# Instruction:
Copy out each line of the material below that holds the string "this".

Records excerpted from a collection

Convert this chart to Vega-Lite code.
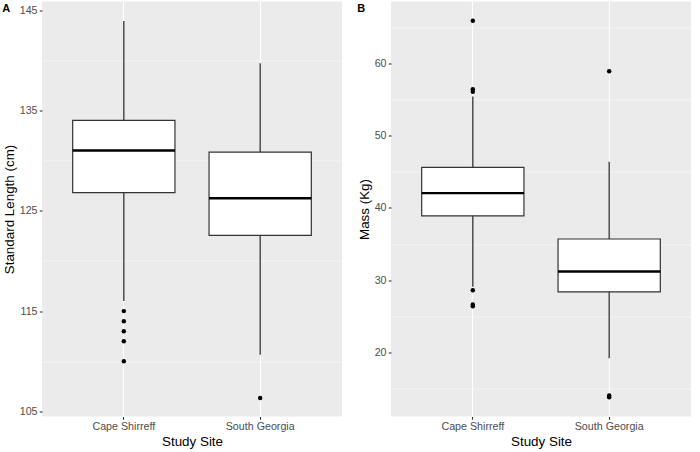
{
  "$schema": "https://vega.github.io/schema/vega-lite/v6.json",
  "padding": {"left": 2, "top": 1.5, "right": 8, "bottom": 2},
  "spacing": 15,
  "datasets": {
    "lengthStats": [
      {"site": "Cape Shirreff", "lower": 116.0, "q1": 126.8, "median": 131.0, "q3": 134.0, "upper": 143.9},
      {"site": "South Georgia", "lower": 110.65, "q1": 122.55, "median": 126.25, "q3": 130.85, "upper": 139.7}
    ],
    "lengthOut": [
      {"site": "Cape Shirreff", "value": 115.0},
      {"site": "Cape Shirreff", "value": 114.0},
      {"site": "Cape Shirreff", "value": 113.0},
      {"site": "Cape Shirreff", "value": 112.0},
      {"site": "Cape Shirreff", "value": 110.0},
      {"site": "South Georgia", "value": 106.35}
    ],
    "massStats": [
      {"site": "Cape Shirreff", "lower": 29.1, "q1": 38.9, "median": 42.05, "q3": 45.6, "upper": 55.4},
      {"site": "South Georgia", "lower": 19.2, "q1": 28.4, "median": 31.2, "q3": 35.7, "upper": 46.4}
    ],
    "massOut": [
      {"site": "Cape Shirreff", "value": 65.9},
      {"site": "Cape Shirreff", "value": 56.4},
      {"site": "Cape Shirreff", "value": 56.05},
      {"site": "Cape Shirreff", "value": 28.6},
      {"site": "Cape Shirreff", "value": 26.65},
      {"site": "Cape Shirreff", "value": 26.4},
      {"site": "South Georgia", "value": 58.9},
      {"site": "South Georgia", "value": 14.05},
      {"site": "South Georgia", "value": 13.8}
    ]
  },
  "config": {
    "view": {"fill": "#EBEBEB", "stroke": null},
    "font": "Liberation Sans",
    "axis": {
      "domain": false,
      "tickColor": "#333333",
      "tickSize": 2.75,
      "tickWidth": 1.1,
      "labelColor": "#4D4D4D",
      "labelFontSize": 10.7,
      "labelFont": "Liberation Sans",
      "titleFont": "Liberation Sans",
      "titleFontSize": 13.4,
      "titleFontWeight": "normal",
      "titleColor": "#000000",
      "gridColor": "#FFFFFF",
      "gridWidth": 1.1,
      "gridOpacity": 1,
      "labelPadding": 2.2
    },
    "title": {"font": "Liberation Sans", "fontSize": 11, "fontWeight": "bold", "color": "#000000", "anchor": "start", "frame": "bounds"}
  },
  "hconcat": [
    {
      "width": 300,
      "height": 415,
      "title": {"text": "A", "offset": -12, "baseline": "top"},
      "resolve": {"axis": {"y": "independent"}},
      "layer": [
        {
          "data": {"name": "lengthStats"},
          "mark": {"type": "rule", "color": "#333333", "strokeWidth": 1.3},
          "encoding": {
            "x": {"field": "site", "type": "nominal", "sort": null, "scale": {"paddingInner": 0.25, "paddingOuter": 0.225},
                  "axis": {"title": "Study Site", "labelAngle": 0, "bandPosition": 0.5, "grid": true, "titlePadding": 3}},
            "y": {"field": "lower", "type": "quantitative", "scale": {"domain": [104.5, 145.85], "nice": false, "zero": false},
                  "axis": {"values": [110, 120, 130, 140], "labels": false, "ticks": false, "title": null, "gridWidth": 0.55, "orient": "left"}},
            "y2": {"field": "upper"}
          }
        },
        {
          "data": {"name": "lengthStats"},
          "mark": {"type": "bar", "fill": "#FFFFFF", "stroke": "#333333", "strokeWidth": 1.2},
          "encoding": {
            "x": {"field": "site", "type": "nominal", "sort": null},
            "y": {"field": "q1", "type": "quantitative",
                  "axis": {"values": [105, 115, 125, 135, 145], "title": "Standard Length (cm)", "titlePadding": 3, "orient": "left"}},
            "y2": {"field": "q3"}
          }
        },
        {
          "data": {"name": "lengthStats"},
          "mark": {"type": "tick", "orient": "horizontal", "color": "#000000", "thickness": 2.4, "size": 102.3, "opacity": 1},
          "encoding": {
            "x": {"field": "site", "type": "nominal", "sort": null},
            "y": {"field": "median", "type": "quantitative", "axis": null}
          }
        },
        {
          "data": {"name": "lengthOut"},
          "mark": {"type": "point", "filled": true, "color": "#000000", "size": 20, "opacity": 1},
          "encoding": {
            "x": {"field": "site", "type": "nominal", "sort": null},
            "y": {"field": "value", "type": "quantitative", "axis": null}
          }
        }
      ]
    },
    {
      "width": 300,
      "height": 415,
      "title": {"text": "B", "offset": -12, "baseline": "top"},
      "resolve": {"axis": {"y": "independent"}},
      "layer": [
        {
          "data": {"name": "massStats"},
          "mark": {"type": "rule", "color": "#333333", "strokeWidth": 1.3},
          "encoding": {
            "x": {"field": "site", "type": "nominal", "sort": null, "scale": {"paddingInner": 0.25, "paddingOuter": 0.225},
                  "axis": {"title": "Study Site", "labelAngle": 0, "bandPosition": 0.5, "grid": true, "titlePadding": 3}},
            "y": {"field": "lower", "type": "quantitative", "scale": {"domain": [11.15, 68.55], "nice": false, "zero": false},
                  "axis": {"values": [15, 25, 35, 45, 55, 65], "labels": false, "ticks": false, "title": null, "gridWidth": 0.55, "orient": "left"}},
            "y2": {"field": "upper"}
          }
        },
        {
          "data": {"name": "massStats"},
          "mark": {"type": "bar", "fill": "#FFFFFF", "stroke": "#333333", "strokeWidth": 1.2},
          "encoding": {
            "x": {"field": "site", "type": "nominal", "sort": null},
            "y": {"field": "q1", "type": "quantitative",
                  "axis": {"values": [20, 30, 40, 50, 60], "title": "Mass (Kg)", "titlePadding": 3, "orient": "left"}},
            "y2": {"field": "q3"}
          }
        },
        {
          "data": {"name": "massStats"},
          "mark": {"type": "tick", "orient": "horizontal", "color": "#000000", "thickness": 2.4, "size": 102.3, "opacity": 1},
          "encoding": {
            "x": {"field": "site", "type": "nominal", "sort": null},
            "y": {"field": "median", "type": "quantitative", "axis": null}
          }
        },
        {
          "data": {"name": "massOut"},
          "mark": {"type": "point", "filled": true, "color": "#000000", "size": 20, "opacity": 1},
          "encoding": {
            "x": {"field": "site", "type": "nominal", "sort": null},
            "y": {"field": "value", "type": "quantitative", "axis": null}
          }
        }
      ]
    }
  ]
}
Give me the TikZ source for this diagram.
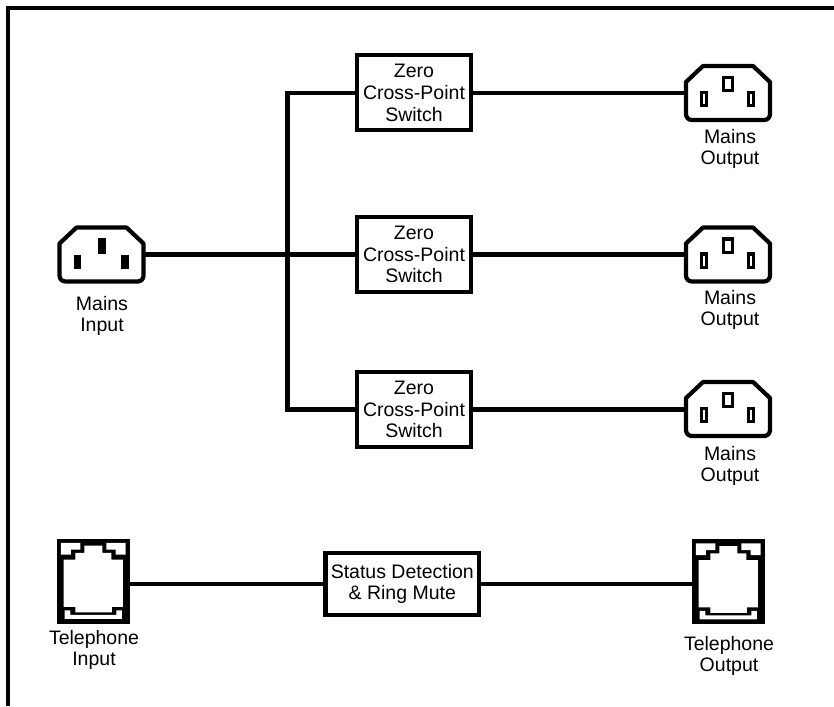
\documentclass[tikz,border=0pt]{standalone}
\usepackage{fontspec}
\setmainfont{Liberation Sans}
\tikzset{
  wire/.style={line width=4.2pt,line join=miter},
  swbox/.style={draw,line width=4.2pt,fill=white,minimum width=113.7pt,minimum height=74.7pt,inner sep=0pt,outer sep=0pt,align=center,font=\fontsize{19.5}{21.7}\selectfont},
  lbl/.style={align=center,inner sep=0pt,font=\fontsize{19.5}{21.7}\selectfont},
  socketslot/.style={minimum width=84pt,minimum height=54pt,inner sep=0pt,outer sep=0pt},
  phoneslot/.style={minimum width=72.7pt,minimum height=84.7pt,inner sep=0pt,outer sep=0pt},
  shell/.style={line width=4.2pt,line join=round,fill=white}
}
\newcommand{\shellshape}[1]{%
  \draw[shell,shift={(#1.center)}] (-25,-27) -- (25,-27) -- (42,-11) -- (42,21) .. controls (42,24.5) and (39.5,27) .. (36,27)
   -- (-36,27) .. controls (-39.5,27) and (-42,24.5) .. (-42,21) -- (-42,-11) -- cycle;}
\newcommand{\insocket}[1]{\shellshape{#1}%
  \begin{scope}[shift={(#1.center)}]
    \fill (-4,-16.5) rectangle (4,-0.5);
    \fill (-28,0) rectangle (-20.5,14);
    \fill (19.5,0) rectangle (27.5,14);
  \end{scope}}
\newcommand{\outsocket}[1]{\shellshape{#1}%
  \begin{scope}[shift={(#1.center)},line width=3.2pt]
    \draw (-4.4,-15.6) rectangle (4.4,-2.4);
    \draw (-26.6,-0.6) rectangle (-21.4,12.6);
    \draw (20.4,-0.6) rectangle (25.6,12.6);
  \end{scope}}
\newcommand{\phonejack}[1]{%
  \begin{scope}[shift={(#1.north west)},x=.33333pt,y=-.33333pt,shift={(-80,-118)}]
    \fill (80,118) rectangle (298,372);
    \fill[white] (92,130) -- (150,130) -- (150,150) -- (122,150) -- (122,165) -- (92,165) -- cycle;
    \fill[white] (286,130) -- (228,130) -- (228,150) -- (256,150) -- (256,165) -- (286,165) -- cycle;
    \fill[white] (100,180) -- (135,180) -- (135,160) -- (162,160) -- (162,138) -- (216,138) -- (216,160) -- (243,160) -- (243,180) -- (278,180) -- (278,322) -- (245,322) -- (245,338) -- (135,338) -- (135,322) -- (100,322) -- cycle;
    \fill[white] (103,332) -- (120,332) -- (120,346) -- (258,346) -- (258,332) -- (275,332) -- (275,358) -- (103,358) -- cycle;
  \end{scope}}
\begin{document}
\begin{tikzpicture}[x=1pt,y=-1pt]
\useasboundingbox (0,0) rectangle (834,706);
\fill[white] (0,0) rectangle (834,706);
\coordinate (fa) at (8,706);
\coordinate (fb) at (8,8);
\coordinate (fc) at (834,8);
\draw[line width=4.2pt] (fa) -- (fb) -- (fc);

\node[swbox] (sw1) at (414,92.7) {Zero\\Cross-Point\\Switch};
\node[swbox] (sw2) at (414,254.5) {Zero\\Cross-Point\\Switch};
\node[swbox] (sw3) at (414,409.5) {Zero\\Cross-Point\\Switch};
\node[swbox,minimum width=153.5pt,minimum height=62pt] (sd) at (402.3,584) {Status Detection\\\& Ring Mute};

\node[socketslot] (mi) at (101.5,254.5) {};
\node[socketslot] (mo1) at (728,93) {};
\node[socketslot] (mo2) at (728,254.5) {};
\node[socketslot] (mo3) at (728,409) {};
\node[phoneslot] (ti) at (93.3,581.3) {};
\node[phoneslot] (to) at (728.3,581.8) {};

\coordinate (jn) at (287.5,255);
\draw[wire] (mi.east) -- (sw2.west);
\draw[wire] (sw1.west) -| (jn) |- (sw3.west);
\draw[wire] (sw1.east) -- (mo1.west |- sw1.east);
\draw[wire] (sw2.east) -- (mo2.west |- sw2.east);
\draw[wire] (sw3.east) -- (mo3.west |- sw3.east);
\draw[wire] (ti.east |- sd.west) -- (sd.west);
\draw[wire] (sd.east) -- (to.west |- sd.east);

\insocket{mi}
\outsocket{mo1}
\outsocket{mo2}
\outsocket{mo3}
\phonejack{ti}
\phonejack{to}

\node[lbl] (lmi) at (102,316) {Mains\\Input};
\node[lbl] (lo1) at (730,149) {Mains\\Output};
\node[lbl] (lo2) at (730,310) {Mains\\Output};
\node[lbl] (lo3) at (730,466) {Mains\\Output};
\node[lbl] (lti) at (94,650) {Telephone\\Input};
\node[lbl] (lto) at (729,656) {Telephone\\Output};
\end{tikzpicture}
\end{document}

# Written reply:
Convert this chart to Vega-Lite code.
Give me the TikZ source for this diagram.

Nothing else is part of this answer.